Слава же искусству изображений, всеобщему языку простой толпы! Поможем этой юной силе распространить пределы своей империи до границ мира, чтобы ее победа доказала, что этот мир жив - умерев в мужской своей стати, но все еще удовлетворяя себя пищей этой женской игры - и что он в силу своего пресыщения вернул преданным возлюбленным слова свободно пользоваться им во имя своего собственного наследия, не стараясь удовлетворить аппетиты мира духовностью того языка, о котором сказано, что бог использует его, «когда он хочет говорить с Ангелами».

Было бы недостойным нашего прошлого бесконечно оплакивать конец той эпохи, когда мы были признаны несравненными продолжателями Филонов[ 34 ], Менандров[ 35 ] или Керинфов[ 36 ] и всех тех, кто во времена Александрии печатал вместе с Трисмегистом[ 37 ] Божественным Гермесом, сыном созвездия и потомком всех звезд, ясные слова, перегружавшие диалектикой бриллианта бесконечный палимпсест неба.

Отклоним Гермеса во имя молчаливого Протея[ 38 ]...

И не дадим себя ни на мгновение обескуражить тем фактом, что в этой коллективной и научной деятельности импровизация мало что значит по сравнению с терпением, методичностью, тщательностью, которые отнюдь не являются нашими качествами.
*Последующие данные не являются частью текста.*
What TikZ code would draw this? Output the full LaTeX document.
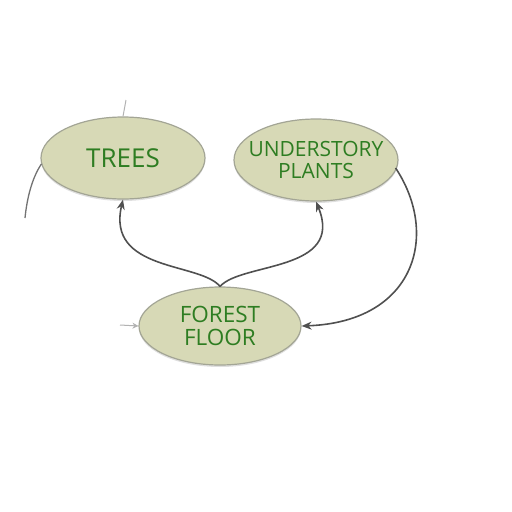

И пусть нас не остановит в наших усилиях и тот факт, что две другие нации опережают нас сегодня в рождающемся синеграфическом искусстве.

Вспомним лучше, как некогда, захваченные одновременно зрелищем собственных мистерий и комедий дель арте[ 39 ], мы если и отступили сначала, то лишь для того, чтобы вскоре организовать в тылах нашего духа систематическую оборону, а затем и двойное наступление, увенчавшееся двойной победой, имя которой Корнель и Мольер...

Вновь захваченные деятельностью двух братских наций и сначала, если так можно выразиться, отступив, вновь организуем подобное сопротивление, которое вскоре будет увенчано победой.

И тогда родятся кинематографические средства выражения, достойные нас, не верящих в них, и достойные Молчания, этого нового бога, к вере в которого мы придем.